Extracted entries:
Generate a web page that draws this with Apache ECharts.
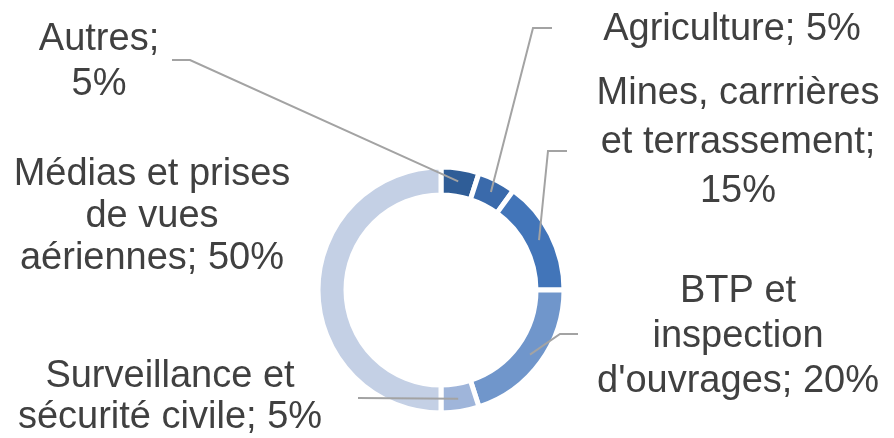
<!DOCTYPE html>
<html>
<head>
<meta charset="utf-8">
<script src="https://cdn.jsdelivr.net/npm/echarts@6/dist/echarts.min.js"></script>
<style>
  html, body { margin: 0; padding: 0; background: #fff; }
  #main { width: 894px; height: 438px; }
</style>
</head>
<body>
<div id="main"></div>
<script>
// data
var names = ['Autres', 'Agriculture', 'Mines, carrrières et terrassement', 'BTP et inspection d\'ouvrages', 'Surveillance et sécurité civile', 'Médias et prises de vues aériennes'];
var labels = ['Autres;\n5%', 'Agriculture; 5%', 'Mines, carrrières\net terrassement;\n15%', 'BTP et\ninspection\nd\'ouvrages; 20%', 'Surveillance et\nsécurité civile; 5%', 'Médias et prises\nde vues\naériennes; 50%'];
var values = [5, 5, 15, 20, 5, 50];
var colors = ['#2f5d97', '#3a6aab', '#4275b9', '#7096cb', '#9fb5da', '#c4d0e5'];

// label placement (centre of text block) and line elbow/end points
var labelPos = [[99, 62], [732, 30], [738, 143], [738, 337], [170, 397], [152, 217]];
var lineHeights = [45, 40, 49, 45, 41, 42];
var elbows = [
  [[190, 60], [172, 60]],
  [[533, 28], [552, 28]],
  [[548, 151], [567, 151]],
  [[560, 334], [578, 334]],
  [[358, 398], [358, 398]],
  null
];

var cx = 441, cy = 290;
var total = values.reduce(function (a, b) { return a + b; }, 0);

function anchor(i) {
  var before = 0;
  for (var k = 0; k < i; k++) before += values[k];
  var mid = (before + values[i] / 2) / total * 2 * Math.PI;
  return [cx + 110 * Math.sin(mid), cy - 110 * Math.cos(mid)];
}

var chart = echarts.init(document.getElementById('main'));

var option = {
  backgroundColor: '#fff',
  animation: false,
  series: [{
    // ring
    type: 'pie',
    center: [cx, cy],
    radius: [95, 123],
    startAngle: 90,
    clockwise: true,
    z: 2,
    label: { show: false },
    labelLine: { show: false },
    itemStyle: { borderColor: '#fff', borderWidth: 5 },
    emphasis: { disabled: true },
    data: values.map(function (v, i) {
      return { name: names[i], value: v, itemStyle: { color: colors[i] } };
    })
  }, {
    // labels + leader lines drawn above the ring
    type: 'pie',
    center: [cx, cy],
    radius: [95, 123],
    startAngle: 90,
    clockwise: true,
    z: 5,
    silent: true,
    avoidLabelOverlap: false,
    itemStyle: { color: 'rgba(0,0,0,0)', borderWidth: 0 },
    label: {
      show: true,
      position: 'outside',
      fontFamily: 'Liberation Sans, Arial, sans-serif',
      fontSize: 38,
      color: '#404040',
      align: 'center'
    },
    labelLine: {
      show: true,
      smooth: false,
      lineStyle: { color: '#a3a3a3', width: 2 }
    },
    emphasis: { disabled: true },
    labelLayout: function (params) {
      var i = params.dataIndex;
      var res = {
        x: labelPos[i][0],
        y: labelPos[i][1],
        align: 'center',
        verticalAlign: 'middle'
      };
      if (elbows[i]) {
        res.labelLinePoints = [anchor(i), elbows[i][0], elbows[i][1]];
      }
      return res;
    },
    data: values.map(function (v, i) {
      return {
        name: names[i],
        value: v,
        label: { formatter: labels[i], lineHeight: lineHeights[i] },
        labelLine: { show: elbows[i] !== null }
      };
    })
  }]
};

chart.setOption(option);
</script>
</body>
</html>
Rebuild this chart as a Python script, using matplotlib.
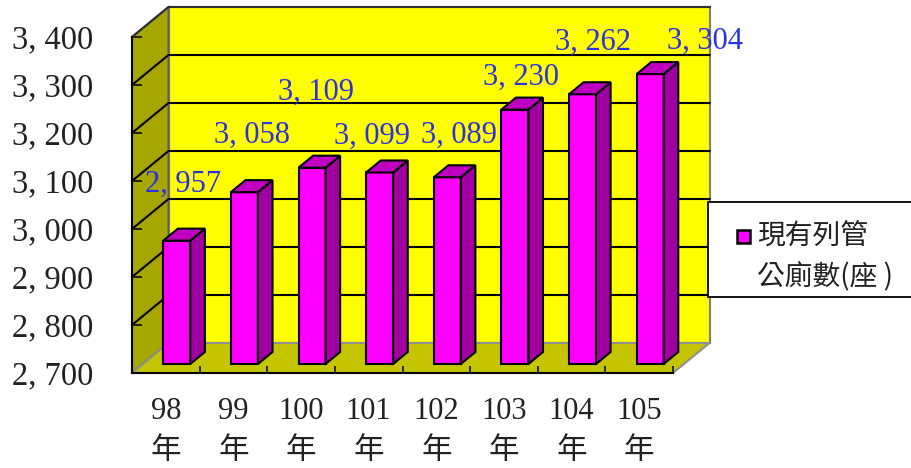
import matplotlib
matplotlib.use("Agg")
import matplotlib.pyplot as plt
from matplotlib.patches import Polygon, Rectangle

years = ["98", "99", "100", "101", "102", "103", "104", "105"]
counts = [2957, 3058, 3109, 3099, 3089, 3230, 3262, 3304]
y_ticks = [2700, 2800, 2900, 3000, 3100, 3200, 3300, 3400]
series_line1 = "現有列管"
series_line2 = "公廁數(座 )"

# hand placed data labels in the original, offset from bar top, in pixels
label_dx = [6, 8, 4, -8, 12, 6, 10, 55]
label_dy = [56, 57, 75, 36, 42, 32, 52, 33]

W, H = 911, 468
DEPTH_X = 36.5 / 67.6   # full depth of the box, category units
DEPTH_Y = 30 / 0.48     # full depth of the box, value units
BAR_W = 27 / 67.6

LATIN = ["Liberation Serif", "Noto Sans CJK TC"]
CJK = ["Noto Sans CJK TC", "Liberation Serif"]


def proj(x, v, d=0.0):
	return (x + DEPTH_X * d, v + DEPTH_Y * d)


def face(ax, pts, color, z, lw=1.5, edge="black"):
	ax.add_patch(Polygon(pts, closed=True, facecolor=color, edgecolor=edge,
		linewidth=lw, zorder=z, clip_on=False, joinstyle="miter"))


fig = plt.figure(figsize=(W / 100, H / 100), dpi=100)
ax = fig.add_axes([132 / W, (H - 373) / H, 541 / W, 336 / H])
ax.patch.set_visible(False)
n = len(years)
ymin, ymax = y_ticks[0], y_ticks[-1]
ax.set_xlim(0, n)
ax.set_ylim(ymin, ymax)

# walls and floor
face(ax, [proj(0, ymin, 1), proj(n, ymin, 1), proj(n, ymax, 1), proj(0, ymax, 1)], "#ffff00", 1, 1.5, "#808080")
face(ax, [proj(0, ymin), proj(0, ymax), proj(0, ymax, 1), proj(0, ymin, 1)], "#a6a600", 1, 1.5, "#606060")
face(ax, [proj(0, ymin), proj(n, ymin), proj(n, ymin, 1), proj(0, ymin, 1)], "#c4c400", 1, 1.5, "#909090")

# gridlines run across the left wall and the back wall
for v in y_ticks[1:-1]:
	pts = [proj(0, v), proj(0, v, 1), proj(n, v, 1)]
	ax.plot([p[0] for p in pts], [p[1] for p in pts], color="black", lw=1.5, zorder=2, clip_on=False)
ax.plot(*zip(proj(0, ymax, 1), proj(n, ymax, 1)), color="#303030", lw=1.5, zorder=2, clip_on=False)
ax.plot(*zip(proj(0, ymax), proj(0, ymax, 1)), color="#303030", lw=1.5, zorder=2, clip_on=False)

# bars
d0, d1 = 0.3, 0.7
for i, v in enumerate(counts):
	left = i + 0.5 - BAR_W / 2
	right = i + 0.5 + BAR_W / 2
	z = 3 + i
	face(ax, [proj(left, ymin, d0), proj(right, ymin, d0), proj(right, v, d0), proj(left, v, d0)], "#ff00ff", z)
	face(ax, [proj(right, ymin, d0), proj(right, ymin, d1), proj(right, v, d1), proj(right, v, d0)], "#a000a0", z)
	face(ax, [proj(left, v, d0), proj(right, v, d0), proj(right, v, d1), proj(left, v, d1)], "#c000c0", z)
	ax.annotate(f"{v:,}".replace(",", ", "), proj(i + 0.5, v, d0),
		xytext=(label_dx[i] * 0.72, label_dy[i] * 0.72), textcoords="offset points",
		ha="center", va="center", color="#2a32e0", fontsize=22, family=LATIN,
		zorder=20, annotation_clip=False)

# axes
for s in ["top", "right"]:
	ax.spines[s].set_visible(False)
for s in ["left", "bottom"]:
	ax.spines[s].set_linewidth(1.5)
	ax.spines[s].set_zorder(15)

ax.set_yticks(y_ticks)
ax.set_yticklabels([f"{v:,}".replace(",", ", ") for v in y_ticks], family=LATIN, fontsize=23.5, color="#222222")
ax.tick_params(axis="y", direction="in", length=7.2, width=1.1, pad=28)
ax.set_xticks(range(n + 1))
ax.set_xticklabels([])
ax.tick_params(axis="x", which="major", direction="in", length=5, width=1.1)
ax.set_xticks([i + 0.5 for i in range(n)], minor=True)
ax.set_xticklabels([y + "\n年" for y in years], minor=True, family=LATIN, fontsize=22,
	color="#222222", linespacing=1.5)
ax.tick_params(axis="x", which="minor", length=0, pad=17)

# legend box runs off the right side of the picture
fig.add_artist(Rectangle((708 / W, (H - 297) / H), 230 / W, 95 / H, transform=fig.transFigure,
	facecolor="white", edgecolor="black", linewidth=1.3, clip_on=False))
fig.add_artist(Rectangle((736.5 / W, (H - 243) / H), 13 / W, 13 / H, transform=fig.transFigure,
	facecolor="#ff00ff", edgecolor="black", linewidth=1.8))
fig.text(757 / W, (H - 236) / H, series_line1, family=CJK, fontsize=20, color="#222222", ha="left", va="center")
fig.text(757 / W, (H - 277) / H, series_line2, family=CJK, fontsize=20, color="#222222", ha="left", va="center")

fig.savefig("out.png", dpi=100)
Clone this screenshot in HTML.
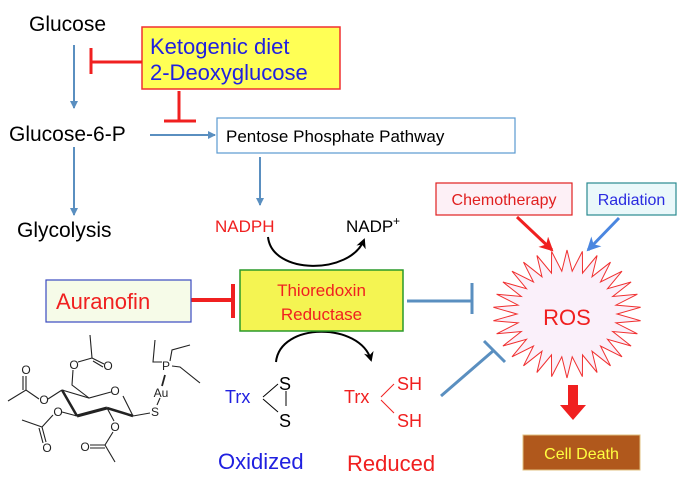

Problem description: Output exactly the lines from the one containing "Rebuild this chart" through the one containing "from matplotlib.patches import", both included, and nothing else; leave out any pictures.

Solution to this task:
Rebuild this chart as a Python script, using matplotlib.
import matplotlib
matplotlib.use("Agg")
import matplotlib.pyplot as plt
from matplotlib.patches import Polygon, Rectangle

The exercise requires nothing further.